● Task statement
Scan the records for the word "React". Copy each line that includes it.

● Exercise material
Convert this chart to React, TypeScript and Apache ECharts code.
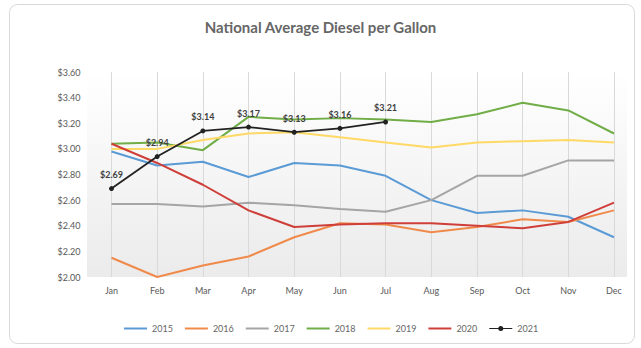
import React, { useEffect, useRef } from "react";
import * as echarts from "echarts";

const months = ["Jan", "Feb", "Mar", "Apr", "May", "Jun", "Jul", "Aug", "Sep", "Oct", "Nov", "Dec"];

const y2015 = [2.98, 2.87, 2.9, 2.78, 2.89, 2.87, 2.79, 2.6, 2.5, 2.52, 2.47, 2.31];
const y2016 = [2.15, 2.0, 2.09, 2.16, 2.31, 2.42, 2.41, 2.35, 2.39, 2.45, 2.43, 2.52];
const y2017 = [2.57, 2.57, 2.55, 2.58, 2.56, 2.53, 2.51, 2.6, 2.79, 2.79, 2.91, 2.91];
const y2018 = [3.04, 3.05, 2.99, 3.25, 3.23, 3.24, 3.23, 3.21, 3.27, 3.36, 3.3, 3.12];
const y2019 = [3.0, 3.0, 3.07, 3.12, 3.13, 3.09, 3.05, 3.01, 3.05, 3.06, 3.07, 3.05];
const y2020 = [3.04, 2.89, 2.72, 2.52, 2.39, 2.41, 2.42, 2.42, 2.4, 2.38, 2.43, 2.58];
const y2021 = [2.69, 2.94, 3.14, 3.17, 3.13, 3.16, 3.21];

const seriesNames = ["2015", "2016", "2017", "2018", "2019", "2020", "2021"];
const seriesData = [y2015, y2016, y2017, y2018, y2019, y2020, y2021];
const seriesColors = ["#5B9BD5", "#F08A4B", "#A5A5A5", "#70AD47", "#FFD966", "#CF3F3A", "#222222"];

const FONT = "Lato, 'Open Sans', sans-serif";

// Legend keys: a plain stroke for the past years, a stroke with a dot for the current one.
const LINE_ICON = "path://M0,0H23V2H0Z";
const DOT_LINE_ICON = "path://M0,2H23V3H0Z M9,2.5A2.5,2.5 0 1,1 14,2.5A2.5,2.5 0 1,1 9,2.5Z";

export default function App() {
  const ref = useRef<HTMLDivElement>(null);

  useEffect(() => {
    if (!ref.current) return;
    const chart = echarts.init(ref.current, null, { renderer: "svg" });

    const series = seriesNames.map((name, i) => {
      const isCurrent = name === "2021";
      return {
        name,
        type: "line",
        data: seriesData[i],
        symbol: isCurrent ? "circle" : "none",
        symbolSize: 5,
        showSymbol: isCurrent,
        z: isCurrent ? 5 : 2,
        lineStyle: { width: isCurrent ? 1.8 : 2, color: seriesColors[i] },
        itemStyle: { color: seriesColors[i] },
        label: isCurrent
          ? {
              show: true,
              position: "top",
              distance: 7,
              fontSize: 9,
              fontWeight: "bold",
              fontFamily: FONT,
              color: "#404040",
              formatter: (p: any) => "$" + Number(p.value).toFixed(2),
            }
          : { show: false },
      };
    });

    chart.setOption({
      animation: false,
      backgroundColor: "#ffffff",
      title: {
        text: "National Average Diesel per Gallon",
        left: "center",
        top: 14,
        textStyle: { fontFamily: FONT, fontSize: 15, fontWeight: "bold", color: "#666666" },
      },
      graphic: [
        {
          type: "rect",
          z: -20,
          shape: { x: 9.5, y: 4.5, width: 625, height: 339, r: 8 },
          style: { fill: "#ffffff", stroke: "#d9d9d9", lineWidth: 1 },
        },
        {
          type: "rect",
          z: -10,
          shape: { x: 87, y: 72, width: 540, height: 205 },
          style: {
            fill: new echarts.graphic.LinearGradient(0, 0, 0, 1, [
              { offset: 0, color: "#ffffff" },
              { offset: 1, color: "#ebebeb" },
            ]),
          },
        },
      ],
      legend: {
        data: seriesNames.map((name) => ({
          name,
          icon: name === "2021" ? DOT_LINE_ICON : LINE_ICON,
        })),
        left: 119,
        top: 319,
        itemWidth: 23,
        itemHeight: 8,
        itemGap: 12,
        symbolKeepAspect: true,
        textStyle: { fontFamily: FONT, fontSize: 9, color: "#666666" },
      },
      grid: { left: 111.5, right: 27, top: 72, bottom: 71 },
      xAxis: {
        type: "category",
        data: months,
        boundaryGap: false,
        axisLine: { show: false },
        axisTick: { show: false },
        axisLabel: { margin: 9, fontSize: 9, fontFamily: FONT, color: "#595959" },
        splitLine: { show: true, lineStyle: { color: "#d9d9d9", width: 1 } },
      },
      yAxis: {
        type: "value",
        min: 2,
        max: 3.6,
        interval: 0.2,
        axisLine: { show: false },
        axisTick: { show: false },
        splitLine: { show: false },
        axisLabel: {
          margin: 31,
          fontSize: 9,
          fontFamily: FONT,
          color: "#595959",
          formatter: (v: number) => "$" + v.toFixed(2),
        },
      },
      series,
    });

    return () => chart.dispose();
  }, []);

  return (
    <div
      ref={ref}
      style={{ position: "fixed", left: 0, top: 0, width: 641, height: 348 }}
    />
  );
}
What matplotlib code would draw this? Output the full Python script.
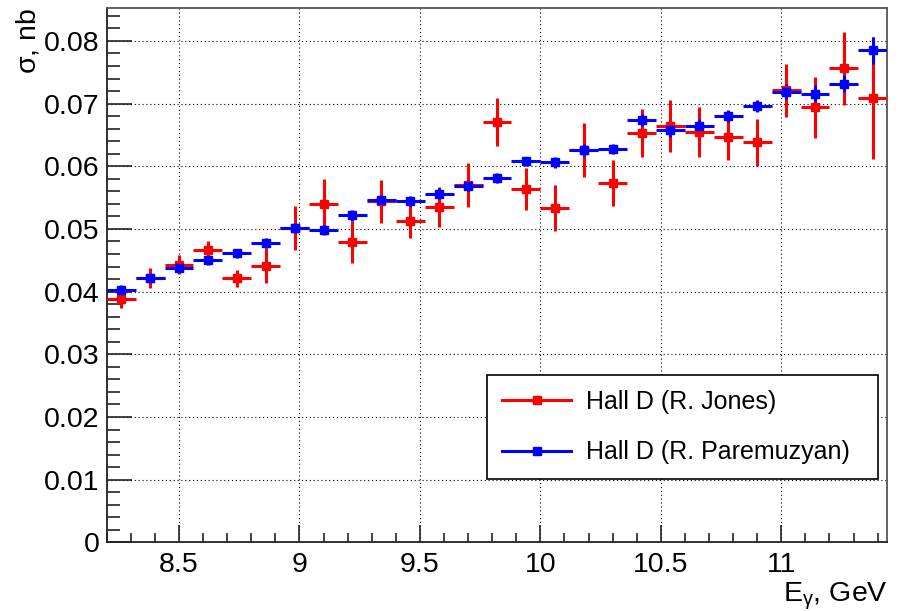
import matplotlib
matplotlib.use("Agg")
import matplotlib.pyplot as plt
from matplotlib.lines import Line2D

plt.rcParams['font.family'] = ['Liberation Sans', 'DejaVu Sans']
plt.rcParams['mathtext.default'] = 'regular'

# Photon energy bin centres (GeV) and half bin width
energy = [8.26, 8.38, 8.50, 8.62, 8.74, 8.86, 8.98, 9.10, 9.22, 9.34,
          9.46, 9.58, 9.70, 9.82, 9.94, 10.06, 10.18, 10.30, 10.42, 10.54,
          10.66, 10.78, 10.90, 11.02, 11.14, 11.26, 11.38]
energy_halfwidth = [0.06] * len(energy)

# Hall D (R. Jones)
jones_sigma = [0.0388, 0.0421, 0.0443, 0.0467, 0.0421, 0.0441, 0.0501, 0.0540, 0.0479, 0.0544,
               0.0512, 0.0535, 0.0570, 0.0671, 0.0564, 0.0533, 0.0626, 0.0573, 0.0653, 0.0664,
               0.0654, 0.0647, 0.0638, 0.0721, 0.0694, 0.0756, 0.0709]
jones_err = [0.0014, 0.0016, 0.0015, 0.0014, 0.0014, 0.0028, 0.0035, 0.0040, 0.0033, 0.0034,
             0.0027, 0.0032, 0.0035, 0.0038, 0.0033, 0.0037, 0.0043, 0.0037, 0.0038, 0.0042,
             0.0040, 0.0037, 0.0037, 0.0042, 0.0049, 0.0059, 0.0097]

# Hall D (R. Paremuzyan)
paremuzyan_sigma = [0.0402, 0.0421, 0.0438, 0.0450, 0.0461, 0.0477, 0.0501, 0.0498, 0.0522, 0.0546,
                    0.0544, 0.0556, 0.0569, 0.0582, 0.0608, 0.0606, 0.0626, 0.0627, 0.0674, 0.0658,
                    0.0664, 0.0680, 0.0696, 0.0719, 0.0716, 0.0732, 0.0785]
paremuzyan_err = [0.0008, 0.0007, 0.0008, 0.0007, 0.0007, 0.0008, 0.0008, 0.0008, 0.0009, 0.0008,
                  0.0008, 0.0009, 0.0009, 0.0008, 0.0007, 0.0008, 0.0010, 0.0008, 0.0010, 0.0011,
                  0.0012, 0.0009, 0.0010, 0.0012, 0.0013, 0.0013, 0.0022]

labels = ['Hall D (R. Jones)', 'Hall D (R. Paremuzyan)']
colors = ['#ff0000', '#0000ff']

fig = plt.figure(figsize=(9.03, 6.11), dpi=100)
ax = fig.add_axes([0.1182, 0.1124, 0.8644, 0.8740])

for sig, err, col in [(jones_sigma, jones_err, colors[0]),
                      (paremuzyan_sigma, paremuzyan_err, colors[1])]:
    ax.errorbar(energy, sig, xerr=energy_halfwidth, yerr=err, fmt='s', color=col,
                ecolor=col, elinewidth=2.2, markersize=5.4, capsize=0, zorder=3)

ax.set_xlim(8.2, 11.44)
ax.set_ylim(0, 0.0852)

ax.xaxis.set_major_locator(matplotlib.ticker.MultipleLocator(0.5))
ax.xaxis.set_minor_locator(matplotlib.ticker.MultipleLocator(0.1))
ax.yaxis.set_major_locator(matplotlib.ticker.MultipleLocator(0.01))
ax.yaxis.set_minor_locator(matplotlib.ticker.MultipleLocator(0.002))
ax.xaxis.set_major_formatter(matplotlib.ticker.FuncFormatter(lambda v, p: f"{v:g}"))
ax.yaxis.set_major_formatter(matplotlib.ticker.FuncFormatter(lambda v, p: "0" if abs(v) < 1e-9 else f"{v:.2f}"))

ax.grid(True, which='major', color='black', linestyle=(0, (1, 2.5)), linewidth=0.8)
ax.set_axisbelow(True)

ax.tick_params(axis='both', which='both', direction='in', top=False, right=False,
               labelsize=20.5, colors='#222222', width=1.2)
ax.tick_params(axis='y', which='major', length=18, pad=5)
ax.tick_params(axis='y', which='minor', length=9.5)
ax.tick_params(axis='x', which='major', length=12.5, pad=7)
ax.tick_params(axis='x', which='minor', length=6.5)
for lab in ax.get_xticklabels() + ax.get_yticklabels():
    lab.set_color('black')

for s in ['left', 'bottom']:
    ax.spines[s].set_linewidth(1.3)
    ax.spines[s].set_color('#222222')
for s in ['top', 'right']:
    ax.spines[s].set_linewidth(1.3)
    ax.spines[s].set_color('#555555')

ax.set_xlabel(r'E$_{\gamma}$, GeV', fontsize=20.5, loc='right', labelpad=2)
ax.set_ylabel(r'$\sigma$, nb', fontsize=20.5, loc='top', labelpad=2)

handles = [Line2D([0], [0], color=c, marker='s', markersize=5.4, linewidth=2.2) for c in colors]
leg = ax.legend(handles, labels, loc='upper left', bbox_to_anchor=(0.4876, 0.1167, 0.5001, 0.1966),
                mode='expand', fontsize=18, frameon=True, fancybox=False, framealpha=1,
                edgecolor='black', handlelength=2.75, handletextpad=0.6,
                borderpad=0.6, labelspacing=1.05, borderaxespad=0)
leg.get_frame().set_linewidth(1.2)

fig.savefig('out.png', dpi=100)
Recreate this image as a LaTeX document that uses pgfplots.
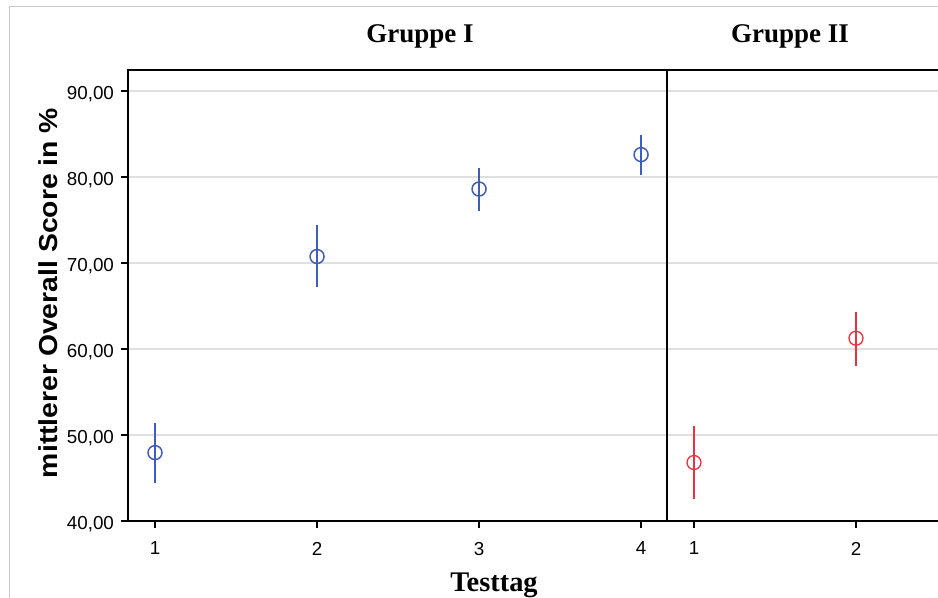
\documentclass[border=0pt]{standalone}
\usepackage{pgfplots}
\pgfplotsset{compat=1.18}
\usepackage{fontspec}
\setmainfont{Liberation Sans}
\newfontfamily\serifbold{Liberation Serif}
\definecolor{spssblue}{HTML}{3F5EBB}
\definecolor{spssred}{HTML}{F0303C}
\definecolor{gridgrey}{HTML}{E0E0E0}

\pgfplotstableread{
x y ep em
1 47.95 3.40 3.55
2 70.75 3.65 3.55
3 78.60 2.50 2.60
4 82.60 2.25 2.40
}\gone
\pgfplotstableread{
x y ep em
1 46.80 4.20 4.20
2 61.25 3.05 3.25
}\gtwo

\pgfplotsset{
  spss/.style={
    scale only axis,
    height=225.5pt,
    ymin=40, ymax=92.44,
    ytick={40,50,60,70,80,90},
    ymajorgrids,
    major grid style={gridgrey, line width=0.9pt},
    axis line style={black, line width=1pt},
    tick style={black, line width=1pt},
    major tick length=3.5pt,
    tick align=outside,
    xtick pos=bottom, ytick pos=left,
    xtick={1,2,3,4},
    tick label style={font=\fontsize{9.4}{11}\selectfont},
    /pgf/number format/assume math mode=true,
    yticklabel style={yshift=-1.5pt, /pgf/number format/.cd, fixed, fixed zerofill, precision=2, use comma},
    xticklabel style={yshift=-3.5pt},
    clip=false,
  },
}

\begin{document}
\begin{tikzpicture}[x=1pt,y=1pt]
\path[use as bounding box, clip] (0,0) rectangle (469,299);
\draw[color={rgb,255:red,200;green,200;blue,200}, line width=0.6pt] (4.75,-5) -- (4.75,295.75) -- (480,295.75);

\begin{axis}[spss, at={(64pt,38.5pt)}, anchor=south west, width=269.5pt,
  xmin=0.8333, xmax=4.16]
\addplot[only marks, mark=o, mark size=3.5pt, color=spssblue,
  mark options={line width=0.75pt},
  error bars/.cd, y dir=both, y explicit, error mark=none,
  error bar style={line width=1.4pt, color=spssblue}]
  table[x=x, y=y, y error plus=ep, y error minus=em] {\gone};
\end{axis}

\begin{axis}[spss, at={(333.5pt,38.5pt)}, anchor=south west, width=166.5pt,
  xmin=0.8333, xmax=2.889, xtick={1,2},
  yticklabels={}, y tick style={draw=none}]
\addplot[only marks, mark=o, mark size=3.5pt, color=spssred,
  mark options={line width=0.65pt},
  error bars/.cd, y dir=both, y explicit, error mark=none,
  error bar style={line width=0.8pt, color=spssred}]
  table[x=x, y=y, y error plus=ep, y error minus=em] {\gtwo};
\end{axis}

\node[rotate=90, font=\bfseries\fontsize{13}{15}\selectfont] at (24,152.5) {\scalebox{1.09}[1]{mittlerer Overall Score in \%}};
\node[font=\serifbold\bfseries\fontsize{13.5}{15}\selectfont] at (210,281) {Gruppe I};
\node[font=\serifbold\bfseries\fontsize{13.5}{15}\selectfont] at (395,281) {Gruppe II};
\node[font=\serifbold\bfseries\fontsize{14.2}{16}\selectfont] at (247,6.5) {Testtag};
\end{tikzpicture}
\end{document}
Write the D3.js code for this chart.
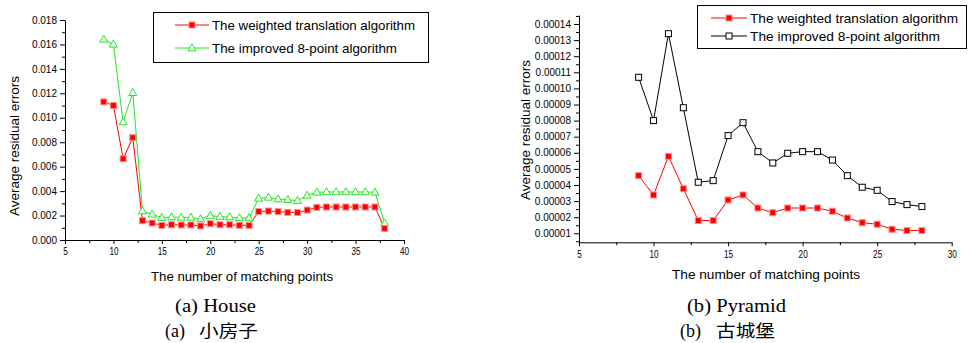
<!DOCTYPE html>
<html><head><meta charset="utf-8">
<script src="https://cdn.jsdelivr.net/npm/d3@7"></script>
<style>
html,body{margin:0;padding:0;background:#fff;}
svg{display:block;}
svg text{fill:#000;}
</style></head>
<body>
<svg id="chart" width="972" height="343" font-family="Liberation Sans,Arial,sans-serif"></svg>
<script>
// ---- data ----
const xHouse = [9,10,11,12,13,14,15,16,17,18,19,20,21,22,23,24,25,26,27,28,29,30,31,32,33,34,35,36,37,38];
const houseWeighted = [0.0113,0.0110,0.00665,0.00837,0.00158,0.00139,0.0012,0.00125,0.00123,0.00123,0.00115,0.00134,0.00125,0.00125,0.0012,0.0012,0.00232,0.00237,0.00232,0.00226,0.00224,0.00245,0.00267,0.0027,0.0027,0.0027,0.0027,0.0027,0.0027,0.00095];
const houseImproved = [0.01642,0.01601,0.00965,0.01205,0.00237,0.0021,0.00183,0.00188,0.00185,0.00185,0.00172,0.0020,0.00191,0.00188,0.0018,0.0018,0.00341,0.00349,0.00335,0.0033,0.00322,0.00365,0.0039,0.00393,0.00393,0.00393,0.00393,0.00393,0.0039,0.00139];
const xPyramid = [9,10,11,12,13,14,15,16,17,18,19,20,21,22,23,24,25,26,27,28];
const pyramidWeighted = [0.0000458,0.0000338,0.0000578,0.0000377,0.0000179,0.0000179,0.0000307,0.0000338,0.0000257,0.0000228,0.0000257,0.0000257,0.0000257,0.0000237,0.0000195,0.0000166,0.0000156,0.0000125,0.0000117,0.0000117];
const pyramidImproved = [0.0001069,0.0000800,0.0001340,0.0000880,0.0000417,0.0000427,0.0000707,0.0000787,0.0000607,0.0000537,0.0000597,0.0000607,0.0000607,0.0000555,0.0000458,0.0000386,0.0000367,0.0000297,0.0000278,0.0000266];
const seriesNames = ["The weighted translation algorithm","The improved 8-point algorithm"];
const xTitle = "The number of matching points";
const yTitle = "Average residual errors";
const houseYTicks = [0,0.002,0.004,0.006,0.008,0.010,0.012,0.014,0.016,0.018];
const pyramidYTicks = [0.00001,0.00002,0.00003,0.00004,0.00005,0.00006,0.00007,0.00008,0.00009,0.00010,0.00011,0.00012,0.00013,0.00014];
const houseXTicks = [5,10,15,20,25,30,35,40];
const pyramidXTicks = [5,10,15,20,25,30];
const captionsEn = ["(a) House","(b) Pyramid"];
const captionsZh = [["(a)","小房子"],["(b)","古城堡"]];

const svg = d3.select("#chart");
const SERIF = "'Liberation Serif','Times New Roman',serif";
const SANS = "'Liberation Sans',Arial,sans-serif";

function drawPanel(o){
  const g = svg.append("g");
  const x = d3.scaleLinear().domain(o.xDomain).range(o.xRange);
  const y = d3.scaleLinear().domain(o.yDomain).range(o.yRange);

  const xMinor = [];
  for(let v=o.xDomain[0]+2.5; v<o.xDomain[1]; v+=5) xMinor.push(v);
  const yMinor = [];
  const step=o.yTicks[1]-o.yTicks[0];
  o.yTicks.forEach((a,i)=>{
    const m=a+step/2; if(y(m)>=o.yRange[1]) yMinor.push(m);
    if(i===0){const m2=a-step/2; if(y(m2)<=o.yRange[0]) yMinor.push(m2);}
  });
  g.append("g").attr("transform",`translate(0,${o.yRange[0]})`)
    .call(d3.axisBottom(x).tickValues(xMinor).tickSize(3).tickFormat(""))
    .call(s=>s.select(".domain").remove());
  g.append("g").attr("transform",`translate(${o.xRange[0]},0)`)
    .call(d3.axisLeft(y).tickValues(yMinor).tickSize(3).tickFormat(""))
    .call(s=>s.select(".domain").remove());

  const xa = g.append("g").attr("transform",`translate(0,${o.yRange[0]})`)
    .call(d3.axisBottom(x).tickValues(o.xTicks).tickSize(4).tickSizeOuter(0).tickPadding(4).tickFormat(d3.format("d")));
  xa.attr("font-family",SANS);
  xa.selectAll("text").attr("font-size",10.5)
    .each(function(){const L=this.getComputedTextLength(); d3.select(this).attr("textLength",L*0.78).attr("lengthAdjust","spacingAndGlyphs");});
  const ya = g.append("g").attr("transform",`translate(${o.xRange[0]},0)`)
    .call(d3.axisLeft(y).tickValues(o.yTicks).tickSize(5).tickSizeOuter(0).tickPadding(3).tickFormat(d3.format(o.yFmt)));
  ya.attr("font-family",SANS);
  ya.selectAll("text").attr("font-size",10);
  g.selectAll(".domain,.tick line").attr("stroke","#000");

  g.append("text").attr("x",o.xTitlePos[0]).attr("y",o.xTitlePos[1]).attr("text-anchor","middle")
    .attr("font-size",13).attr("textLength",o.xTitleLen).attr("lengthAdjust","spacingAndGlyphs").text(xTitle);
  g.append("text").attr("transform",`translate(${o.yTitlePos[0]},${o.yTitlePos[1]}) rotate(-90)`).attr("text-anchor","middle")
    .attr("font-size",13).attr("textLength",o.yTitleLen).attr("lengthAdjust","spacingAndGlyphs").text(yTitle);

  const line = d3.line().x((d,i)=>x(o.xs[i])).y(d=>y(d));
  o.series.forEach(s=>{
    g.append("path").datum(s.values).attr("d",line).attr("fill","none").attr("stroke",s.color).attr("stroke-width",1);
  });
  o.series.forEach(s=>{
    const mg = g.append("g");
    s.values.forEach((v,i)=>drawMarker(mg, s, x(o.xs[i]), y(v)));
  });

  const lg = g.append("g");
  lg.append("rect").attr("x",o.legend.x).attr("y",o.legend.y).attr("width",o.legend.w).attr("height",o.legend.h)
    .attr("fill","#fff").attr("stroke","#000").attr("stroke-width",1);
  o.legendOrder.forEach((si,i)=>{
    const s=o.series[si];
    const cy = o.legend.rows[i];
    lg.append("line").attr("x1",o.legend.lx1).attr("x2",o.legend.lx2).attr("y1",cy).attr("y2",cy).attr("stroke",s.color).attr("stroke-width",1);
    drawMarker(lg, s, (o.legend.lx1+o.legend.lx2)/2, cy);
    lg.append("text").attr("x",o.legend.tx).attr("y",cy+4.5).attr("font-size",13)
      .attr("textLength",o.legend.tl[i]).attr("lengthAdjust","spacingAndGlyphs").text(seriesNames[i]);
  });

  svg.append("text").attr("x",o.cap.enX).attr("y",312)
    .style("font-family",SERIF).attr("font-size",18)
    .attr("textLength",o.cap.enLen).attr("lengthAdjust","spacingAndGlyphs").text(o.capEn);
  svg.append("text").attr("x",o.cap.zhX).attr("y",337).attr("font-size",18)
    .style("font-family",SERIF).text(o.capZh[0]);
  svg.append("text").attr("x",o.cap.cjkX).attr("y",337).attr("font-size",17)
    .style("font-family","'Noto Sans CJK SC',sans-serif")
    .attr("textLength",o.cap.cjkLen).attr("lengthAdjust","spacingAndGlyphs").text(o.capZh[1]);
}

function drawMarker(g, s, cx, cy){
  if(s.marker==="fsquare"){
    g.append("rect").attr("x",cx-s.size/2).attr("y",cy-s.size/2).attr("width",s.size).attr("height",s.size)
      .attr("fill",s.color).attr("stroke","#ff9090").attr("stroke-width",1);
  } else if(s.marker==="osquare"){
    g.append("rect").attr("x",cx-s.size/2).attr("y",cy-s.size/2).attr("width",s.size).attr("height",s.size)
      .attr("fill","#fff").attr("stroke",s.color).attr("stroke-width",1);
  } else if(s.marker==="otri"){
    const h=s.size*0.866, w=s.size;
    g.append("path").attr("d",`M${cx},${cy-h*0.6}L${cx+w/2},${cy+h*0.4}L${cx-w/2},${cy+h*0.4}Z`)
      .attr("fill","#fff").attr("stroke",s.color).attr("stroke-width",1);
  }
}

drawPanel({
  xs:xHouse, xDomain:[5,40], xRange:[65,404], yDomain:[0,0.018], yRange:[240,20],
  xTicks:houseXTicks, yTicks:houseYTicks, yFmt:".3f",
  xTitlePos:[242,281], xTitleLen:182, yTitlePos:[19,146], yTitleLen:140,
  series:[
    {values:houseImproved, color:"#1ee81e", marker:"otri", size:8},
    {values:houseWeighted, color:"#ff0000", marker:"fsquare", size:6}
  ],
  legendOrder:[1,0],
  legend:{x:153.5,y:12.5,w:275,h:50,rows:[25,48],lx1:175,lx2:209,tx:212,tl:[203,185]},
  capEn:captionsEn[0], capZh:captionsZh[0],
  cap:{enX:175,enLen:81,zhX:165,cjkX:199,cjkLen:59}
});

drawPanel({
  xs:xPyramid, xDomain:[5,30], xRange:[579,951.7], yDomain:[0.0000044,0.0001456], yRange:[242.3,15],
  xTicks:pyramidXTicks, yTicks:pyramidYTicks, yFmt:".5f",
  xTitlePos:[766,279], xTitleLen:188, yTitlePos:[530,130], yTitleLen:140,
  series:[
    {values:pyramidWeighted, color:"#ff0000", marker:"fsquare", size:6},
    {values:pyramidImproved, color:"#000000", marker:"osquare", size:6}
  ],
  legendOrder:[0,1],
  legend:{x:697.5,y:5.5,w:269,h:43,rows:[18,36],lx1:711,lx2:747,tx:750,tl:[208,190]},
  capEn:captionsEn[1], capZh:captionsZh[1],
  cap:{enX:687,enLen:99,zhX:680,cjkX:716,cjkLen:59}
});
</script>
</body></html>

● Correct output
Convert this chart to React, TypeScript and Apache ECharts code.
import React, { useEffect, useRef } from "react";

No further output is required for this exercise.